What is the appropriate sanction for destruction of evidence by police?

California, United States of America


The following excerpt is from People v. Fernandez, 219 Cal.App.3d 1379, 269 Cal.Rptr. 116 (Cal. App. 1990):

It is well established that "due process requires in an appropriate case that an accused, upon timely request therefor, be afforded a pretrial lineup in which witnesses to the alleged criminal conduct can participate." (Evans v. Superior Court (1974) 11 Cal.3d 617, 625, 114 Cal.Rptr. 121, 522 P.2d 681.) Here appellant was afforded his due process right to a pretrial lineup; the question arises as to what sanction was appropriate when certain witnesses failed to attend the court-ordered lineup.
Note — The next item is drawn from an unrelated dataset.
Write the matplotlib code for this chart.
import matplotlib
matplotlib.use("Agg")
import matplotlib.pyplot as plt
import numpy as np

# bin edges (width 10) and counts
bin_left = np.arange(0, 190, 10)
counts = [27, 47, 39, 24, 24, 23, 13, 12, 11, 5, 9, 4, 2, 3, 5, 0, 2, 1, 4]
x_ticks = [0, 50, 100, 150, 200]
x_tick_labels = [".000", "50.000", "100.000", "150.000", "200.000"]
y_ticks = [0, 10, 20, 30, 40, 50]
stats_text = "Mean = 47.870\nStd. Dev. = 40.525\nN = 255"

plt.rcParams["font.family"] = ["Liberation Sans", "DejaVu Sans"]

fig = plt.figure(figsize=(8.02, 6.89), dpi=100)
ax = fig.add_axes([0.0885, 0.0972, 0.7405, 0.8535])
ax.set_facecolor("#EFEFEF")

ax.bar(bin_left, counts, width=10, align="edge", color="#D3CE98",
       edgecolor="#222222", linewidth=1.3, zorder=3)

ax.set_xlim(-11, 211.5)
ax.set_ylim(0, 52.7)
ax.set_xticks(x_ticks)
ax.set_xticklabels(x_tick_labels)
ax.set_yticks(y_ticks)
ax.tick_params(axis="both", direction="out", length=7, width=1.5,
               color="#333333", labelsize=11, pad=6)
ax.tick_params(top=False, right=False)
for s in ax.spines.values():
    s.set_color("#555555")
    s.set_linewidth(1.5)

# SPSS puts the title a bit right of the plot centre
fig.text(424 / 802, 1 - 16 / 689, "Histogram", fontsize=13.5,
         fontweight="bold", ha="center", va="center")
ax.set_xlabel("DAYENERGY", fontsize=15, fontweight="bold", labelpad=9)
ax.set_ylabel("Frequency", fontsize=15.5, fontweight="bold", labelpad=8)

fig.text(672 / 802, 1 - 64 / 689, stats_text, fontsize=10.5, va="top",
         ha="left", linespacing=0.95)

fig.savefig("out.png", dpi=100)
As the court noted in Evans, when a defendant is denied his right of discovery, the net effect is the same as if existing evidence were intentionally suppressed. (Id. at p. 625, 114 Cal.Rptr. 121, 522 P.2d 681.)
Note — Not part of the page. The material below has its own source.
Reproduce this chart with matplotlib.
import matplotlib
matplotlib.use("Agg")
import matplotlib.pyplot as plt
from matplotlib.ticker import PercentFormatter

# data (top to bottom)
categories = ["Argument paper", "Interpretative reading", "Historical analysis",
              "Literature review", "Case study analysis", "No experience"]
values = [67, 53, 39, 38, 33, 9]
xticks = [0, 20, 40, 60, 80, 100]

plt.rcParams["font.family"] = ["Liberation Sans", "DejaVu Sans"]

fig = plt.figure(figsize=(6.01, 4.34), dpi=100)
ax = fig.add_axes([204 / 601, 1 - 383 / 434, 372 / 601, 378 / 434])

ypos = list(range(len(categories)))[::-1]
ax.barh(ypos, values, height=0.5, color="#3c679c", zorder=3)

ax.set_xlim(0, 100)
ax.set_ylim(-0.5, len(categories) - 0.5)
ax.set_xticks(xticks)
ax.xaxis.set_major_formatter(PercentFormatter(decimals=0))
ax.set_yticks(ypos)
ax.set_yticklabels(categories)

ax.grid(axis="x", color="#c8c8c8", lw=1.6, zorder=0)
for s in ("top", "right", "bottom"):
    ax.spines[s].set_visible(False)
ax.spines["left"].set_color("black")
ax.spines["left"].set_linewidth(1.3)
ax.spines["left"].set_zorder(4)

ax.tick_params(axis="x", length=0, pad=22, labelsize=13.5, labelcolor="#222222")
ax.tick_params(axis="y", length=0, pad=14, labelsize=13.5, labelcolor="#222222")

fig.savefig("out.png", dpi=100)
[219 Cal.App.3d 1385] "[T]he courts enjoy a large measure of discretion in determining the appropriate sanction that should be imposed because of the destruction of discoverable records and evidence." (People v. Zamora (1980) 28 Cal.3d 88, 99, 167 Cal.Rptr. 573, 615 P.2d 1361.) Factors to consider in making such a decision include whether the evidence was lost through bad faith destruction or through a proper and innocent act; whether the evidence could conclusively demonstrate innocence, or whether it merely impeaches a witness or is even immaterial; and what impact the sanction will have upon future cases and future police conduct. (Id. at pp. 100-101, 167 Cal.Rptr. 573, 615 P.2d 1361.) The public interest in law enforcement must also be considered in evaluating the appropriateness of a particular sanction. (Id. at p. 100, 167 Cal.Rptr. 573, 615 P.2d 1361.)